Donna Tam Mar 11, 2016
A man gestures through a smashed window after making a bomb threat near Sydney, Australia. TORSTEN BLACKWOOD/AFP/Getty Images

Scientists want to ID terrorists using their ‘V’ hand gestures

Donna Tam Mar 11, 2016
A man gestures through a smashed window after making a bomb threat near Sydney, Australia. TORSTEN BLACKWOOD/AFP/Getty Images

Researchers have developed a way that may identify masked terrorists through their hand gestures — more specifically, from the “V” signs they make when posing for photos or videos.

A group of scientists at Mu’tah University in Jordan recently published a report on the study, which used an artificial intelligence algorithm and biometrics to determine the identities of their subjects through these gestures, the MIT Technology Review reported this week.

“Sometimes the only evidence to identify a person is their hand geometry, and not the whole hand — only two fingers (the index and the middle fingers) while showing the victory sign, as seen in many terrorists videos,” the study’s abstract reads.

This study, performed by researcher Ahmad Hassanat and his team, is reliant on biometrics, which is the use of human characteristics as measurement. The type of biometrics consumers are likely most familiar with is the voice recognition technology and fingerprint scanning used in smartphones, or face recognition in Facebook photos. This particular study focuses on hand geometry, the identification of people by how their hands are shaped.

The Mu’tah University study used a sample of 50 men and women who had their gestures photographed multiple times, producing a database of 500 images.
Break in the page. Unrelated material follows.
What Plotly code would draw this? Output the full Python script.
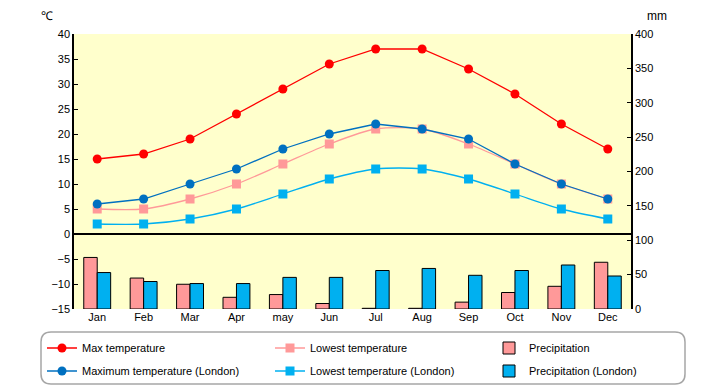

The AI algorithm focused on an analysis of different points of the hands: the endpoints of the two fingers, the lowest point of the valley in between them and then two points in the palm. They reported the method had an accuracy of over 90 percent in some cases.

The data set is small, for now, and hand geometry is only one piece of someone’s identity, but Hassanat told MIT that they are hoping to add even more metrics to help bolster the method’s accuracy.